» **Exercise prompt**: Faithfully return all lines, omitting every embedded picture.

━━ Recorded information

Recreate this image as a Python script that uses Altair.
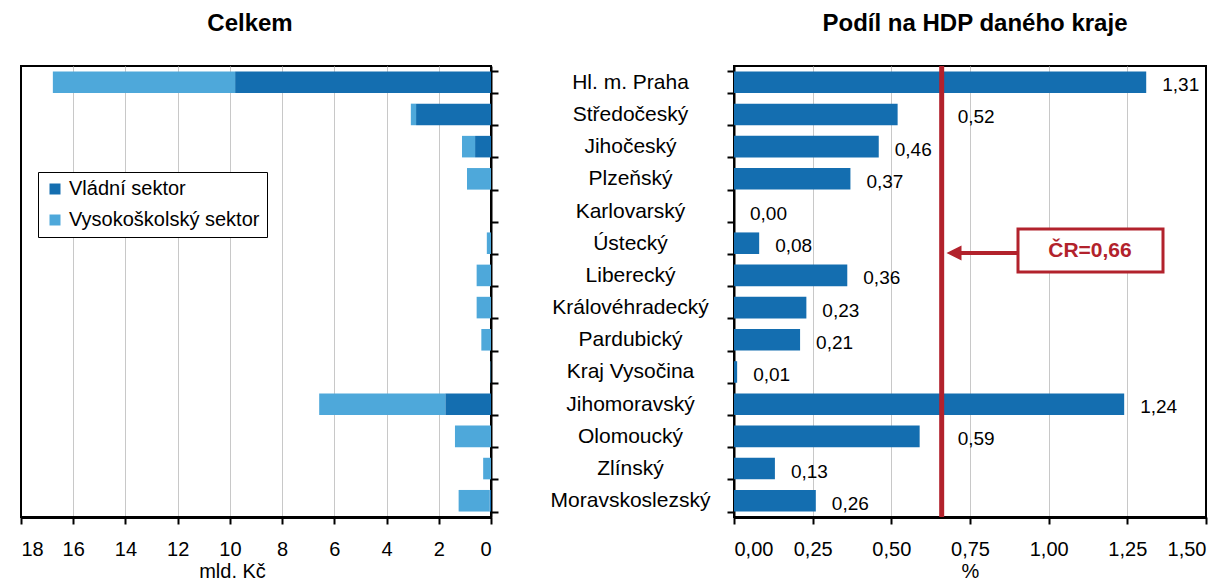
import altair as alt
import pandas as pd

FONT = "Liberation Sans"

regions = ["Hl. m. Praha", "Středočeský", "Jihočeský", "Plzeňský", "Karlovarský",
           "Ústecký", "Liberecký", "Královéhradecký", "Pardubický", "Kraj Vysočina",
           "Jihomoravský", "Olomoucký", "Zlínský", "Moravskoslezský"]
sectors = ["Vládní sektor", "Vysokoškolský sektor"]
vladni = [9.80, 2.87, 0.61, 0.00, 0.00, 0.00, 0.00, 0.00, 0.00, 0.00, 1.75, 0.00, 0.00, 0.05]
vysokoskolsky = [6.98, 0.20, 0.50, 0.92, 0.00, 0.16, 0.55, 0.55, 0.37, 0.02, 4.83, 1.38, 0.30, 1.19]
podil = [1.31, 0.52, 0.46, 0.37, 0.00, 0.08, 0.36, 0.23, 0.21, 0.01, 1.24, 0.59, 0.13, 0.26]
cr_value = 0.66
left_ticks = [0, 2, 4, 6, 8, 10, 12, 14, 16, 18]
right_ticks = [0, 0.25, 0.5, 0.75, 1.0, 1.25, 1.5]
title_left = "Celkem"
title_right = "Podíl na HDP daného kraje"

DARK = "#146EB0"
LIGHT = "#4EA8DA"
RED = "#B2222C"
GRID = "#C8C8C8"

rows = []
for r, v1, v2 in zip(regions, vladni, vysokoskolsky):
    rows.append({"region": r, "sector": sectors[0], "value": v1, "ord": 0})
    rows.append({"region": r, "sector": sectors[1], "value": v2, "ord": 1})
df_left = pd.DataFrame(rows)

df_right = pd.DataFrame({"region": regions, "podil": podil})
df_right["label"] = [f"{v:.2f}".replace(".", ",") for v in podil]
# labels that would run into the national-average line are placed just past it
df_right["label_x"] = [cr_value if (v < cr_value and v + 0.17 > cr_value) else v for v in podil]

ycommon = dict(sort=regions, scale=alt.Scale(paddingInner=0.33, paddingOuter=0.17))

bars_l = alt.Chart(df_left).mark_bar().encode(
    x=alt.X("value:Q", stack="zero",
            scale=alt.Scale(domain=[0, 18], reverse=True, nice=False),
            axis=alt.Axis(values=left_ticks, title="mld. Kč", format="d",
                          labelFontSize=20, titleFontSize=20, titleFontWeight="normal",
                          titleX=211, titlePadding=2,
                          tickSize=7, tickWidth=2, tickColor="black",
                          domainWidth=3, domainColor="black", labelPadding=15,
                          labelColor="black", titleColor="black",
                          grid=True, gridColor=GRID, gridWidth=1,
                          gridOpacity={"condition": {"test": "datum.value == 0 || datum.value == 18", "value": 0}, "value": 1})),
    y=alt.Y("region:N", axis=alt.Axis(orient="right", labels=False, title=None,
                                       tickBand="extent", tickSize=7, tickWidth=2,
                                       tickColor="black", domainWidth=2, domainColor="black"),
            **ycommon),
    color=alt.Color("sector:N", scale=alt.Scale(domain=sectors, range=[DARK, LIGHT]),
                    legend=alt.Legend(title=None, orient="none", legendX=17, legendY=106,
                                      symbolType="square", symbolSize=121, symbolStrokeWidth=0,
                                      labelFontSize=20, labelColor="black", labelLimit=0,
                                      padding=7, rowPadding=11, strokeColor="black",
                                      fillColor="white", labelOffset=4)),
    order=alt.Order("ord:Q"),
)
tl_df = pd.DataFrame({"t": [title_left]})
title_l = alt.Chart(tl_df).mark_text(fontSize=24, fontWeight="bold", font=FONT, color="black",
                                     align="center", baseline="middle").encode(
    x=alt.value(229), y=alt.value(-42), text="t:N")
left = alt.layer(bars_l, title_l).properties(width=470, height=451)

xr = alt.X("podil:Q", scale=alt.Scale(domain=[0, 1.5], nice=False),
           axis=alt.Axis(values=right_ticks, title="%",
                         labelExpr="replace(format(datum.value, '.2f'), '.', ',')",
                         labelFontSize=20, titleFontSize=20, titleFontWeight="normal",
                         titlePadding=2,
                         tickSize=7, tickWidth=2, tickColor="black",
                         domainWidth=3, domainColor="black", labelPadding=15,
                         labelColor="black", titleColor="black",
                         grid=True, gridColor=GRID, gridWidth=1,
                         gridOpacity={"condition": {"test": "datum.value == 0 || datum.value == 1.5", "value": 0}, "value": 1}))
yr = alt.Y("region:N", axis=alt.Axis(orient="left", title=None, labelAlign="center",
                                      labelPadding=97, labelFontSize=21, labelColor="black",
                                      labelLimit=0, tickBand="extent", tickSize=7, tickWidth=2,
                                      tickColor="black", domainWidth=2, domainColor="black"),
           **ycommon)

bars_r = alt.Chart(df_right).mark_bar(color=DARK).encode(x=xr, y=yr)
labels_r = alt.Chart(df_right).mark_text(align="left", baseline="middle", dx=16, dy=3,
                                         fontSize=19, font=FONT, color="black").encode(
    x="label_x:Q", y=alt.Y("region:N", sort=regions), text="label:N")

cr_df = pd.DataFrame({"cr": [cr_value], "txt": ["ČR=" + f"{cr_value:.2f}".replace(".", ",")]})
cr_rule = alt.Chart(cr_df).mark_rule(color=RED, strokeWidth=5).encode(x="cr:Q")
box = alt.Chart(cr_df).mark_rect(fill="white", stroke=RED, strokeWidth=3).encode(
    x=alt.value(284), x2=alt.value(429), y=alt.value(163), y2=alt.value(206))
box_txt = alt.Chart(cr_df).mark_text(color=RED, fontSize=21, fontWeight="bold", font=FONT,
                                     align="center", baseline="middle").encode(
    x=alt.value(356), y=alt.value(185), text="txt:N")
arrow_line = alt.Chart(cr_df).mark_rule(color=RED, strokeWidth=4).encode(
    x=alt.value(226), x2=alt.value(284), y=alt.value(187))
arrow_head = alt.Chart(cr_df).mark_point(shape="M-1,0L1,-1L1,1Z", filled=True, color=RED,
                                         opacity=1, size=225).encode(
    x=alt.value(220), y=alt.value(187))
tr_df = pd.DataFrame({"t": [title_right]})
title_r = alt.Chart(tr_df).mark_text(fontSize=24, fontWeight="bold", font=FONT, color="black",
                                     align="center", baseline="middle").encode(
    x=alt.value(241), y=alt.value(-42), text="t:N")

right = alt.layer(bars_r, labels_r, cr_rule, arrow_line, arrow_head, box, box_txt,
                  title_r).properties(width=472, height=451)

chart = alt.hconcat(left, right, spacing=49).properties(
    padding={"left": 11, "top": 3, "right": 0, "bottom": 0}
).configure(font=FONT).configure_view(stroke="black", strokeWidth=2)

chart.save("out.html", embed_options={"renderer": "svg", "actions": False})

━━━━

» **Response below**:
Recreate this image as a Python script that uses Altair.
import altair as alt
import pandas as pd

FONT = "Liberation Sans"

regions = ["Hl. m. Praha", "Středočeský", "Jihočeský", "Plzeňský", "Karlovarský",
           "Ústecký", "Liberecký", "Královéhradecký", "Pardubický", "Kraj Vysočina",
           "Jihomoravský", "Olomoucký", "Zlínský", "Moravskoslezský"]
sectors = ["Vládní sektor", "Vysokoškolský sektor"]
vladni = [9.80, 2.87, 0.61, 0.00, 0.00, 0.00, 0.00, 0.00, 0.00, 0.00, 1.75, 0.00, 0.00, 0.05]
vysokoskolsky = [6.98, 0.20, 0.50, 0.92, 0.00, 0.16, 0.55, 0.55, 0.37, 0.02, 4.83, 1.38, 0.30, 1.19]
podil = [1.31, 0.52, 0.46, 0.37, 0.00, 0.08, 0.36, 0.23, 0.21, 0.01, 1.24, 0.59, 0.13, 0.26]
cr_value = 0.66
left_ticks = [0, 2, 4, 6, 8, 10, 12, 14, 16, 18]
right_ticks = [0, 0.25, 0.5, 0.75, 1.0, 1.25, 1.5]
title_left = "Celkem"
title_right = "Podíl na HDP daného kraje"

DARK = "#146EB0"
LIGHT = "#4EA8DA"
RED = "#B2222C"
GRID = "#C8C8C8"

rows = []
for r, v1, v2 in zip(regions, vladni, vysokoskolsky):
    rows.append({"region": r, "sector": sectors[0], "value": v1, "ord": 0})
    rows.append({"region": r, "sector": sectors[1], "value": v2, "ord": 1})
df_left = pd.DataFrame(rows)

df_right = pd.DataFrame({"region": regions, "podil": podil})
df_right["label"] = [f"{v:.2f}".replace(".", ",") for v in podil]
# labels that would run into the national-average line are placed just past it
df_right["label_x"] = [cr_value if (v < cr_value and v + 0.17 > cr_value) else v for v in podil]

ycommon = dict(sort=regions, scale=alt.Scale(paddingInner=0.33, paddingOuter=0.17))

bars_l = alt.Chart(df_left).mark_bar().encode(
    x=alt.X("value:Q", stack="zero",
            scale=alt.Scale(domain=[0, 18], reverse=True, nice=False),
            axis=alt.Axis(values=left_ticks, title="mld. Kč", format="d",
                          labelFontSize=20, titleFontSize=20, titleFontWeight="normal",
                          titleX=211, titlePadding=2,
                          tickSize=7, tickWidth=2, tickColor="black",
                          domainWidth=3, domainColor="black", labelPadding=15,
                          labelColor="black", titleColor="black",
                          grid=True, gridColor=GRID, gridWidth=1,
                          gridOpacity={"condition": {"test": "datum.value == 0 || datum.value == 18", "value": 0}, "value": 1})),
    y=alt.Y("region:N", axis=alt.Axis(orient="right", labels=False, title=None,
                                       tickBand="extent", tickSize=7, tickWidth=2,
                                       tickColor="black", domainWidth=2, domainColor="black"),
            **ycommon),
    color=alt.Color("sector:N", scale=alt.Scale(domain=sectors, range=[DARK, LIGHT]),
                    legend=alt.Legend(title=None, orient="none", legendX=17, legendY=106,
                                      symbolType="square", symbolSize=121, symbolStrokeWidth=0,
                                      labelFontSize=20, labelColor="black", labelLimit=0,
                                      padding=7, rowPadding=11, strokeColor="black",
                                      fillColor="white", labelOffset=4)),
    order=alt.Order("ord:Q"),
)
tl_df = pd.DataFrame({"t": [title_left]})
title_l = alt.Chart(tl_df).mark_text(fontSize=24, fontWeight="bold", font=FONT, color="black",
                                     align="center", baseline="middle").encode(
    x=alt.value(229), y=alt.value(-42), text="t:N")
left = alt.layer(bars_l, title_l).properties(width=470, height=451)

xr = alt.X("podil:Q", scale=alt.Scale(domain=[0, 1.5], nice=False),
           axis=alt.Axis(values=right_ticks, title="%",
                         labelExpr="replace(format(datum.value, '.2f'), '.', ',')",
                         labelFontSize=20, titleFontSize=20, titleFontWeight="normal",
                         titlePadding=2,
                         tickSize=7, tickWidth=2, tickColor="black",
                         domainWidth=3, domainColor="black", labelPadding=15,
                         labelColor="black", titleColor="black",
                         grid=True, gridColor=GRID, gridWidth=1,
                         gridOpacity={"condition": {"test": "datum.value == 0 || datum.value == 1.5", "value": 0}, "value": 1}))
yr = alt.Y("region:N", axis=alt.Axis(orient="left", title=None, labelAlign="center",
                                      labelPadding=97, labelFontSize=21, labelColor="black",
                                      labelLimit=0, tickBand="extent", tickSize=7, tickWidth=2,
                                      tickColor="black", domainWidth=2, domainColor="black"),
           **ycommon)

bars_r = alt.Chart(df_right).mark_bar(color=DARK).encode(x=xr, y=yr)
labels_r = alt.Chart(df_right).mark_text(align="left", baseline="middle", dx=16, dy=3,
                                         fontSize=19, font=FONT, color="black").encode(
    x="label_x:Q", y=alt.Y("region:N", sort=regions), text="label:N")

cr_df = pd.DataFrame({"cr": [cr_value], "txt": ["ČR=" + f"{cr_value:.2f}".replace(".", ",")]})
cr_rule = alt.Chart(cr_df).mark_rule(color=RED, strokeWidth=5).encode(x="cr:Q")
box = alt.Chart(cr_df).mark_rect(fill="white", stroke=RED, strokeWidth=3).encode(
    x=alt.value(284), x2=alt.value(429), y=alt.value(163), y2=alt.value(206))
box_txt = alt.Chart(cr_df).mark_text(color=RED, fontSize=21, fontWeight="bold", font=FONT,
                                     align="center", baseline="middle").encode(
    x=alt.value(356), y=alt.value(185), text="txt:N")
arrow_line = alt.Chart(cr_df).mark_rule(color=RED, strokeWidth=4).encode(
    x=alt.value(226), x2=alt.value(284), y=alt.value(187))
arrow_head = alt.Chart(cr_df).mark_point(shape="M-1,0L1,-1L1,1Z", filled=True, color=RED,
                                         opacity=1, size=225).encode(
    x=alt.value(220), y=alt.value(187))
tr_df = pd.DataFrame({"t": [title_right]})
title_r = alt.Chart(tr_df).mark_text(fontSize=24, fontWeight="bold", font=FONT, color="black",
                                     align="center", baseline="middle").encode(
    x=alt.value(241), y=alt.value(-42), text="t:N")

right = alt.layer(bars_r, labels_r, cr_rule, arrow_line, arrow_head, box, box_txt,
                  title_r).properties(width=472, height=451)

chart = alt.hconcat(left, right, spacing=49).properties(
    padding={"left": 11, "top": 3, "right": 0, "bottom": 0}
).configure(font=FONT).configure_view(stroke="black", strokeWidth=2)

chart.save("out.html", embed_options={"renderer": "svg", "actions": False})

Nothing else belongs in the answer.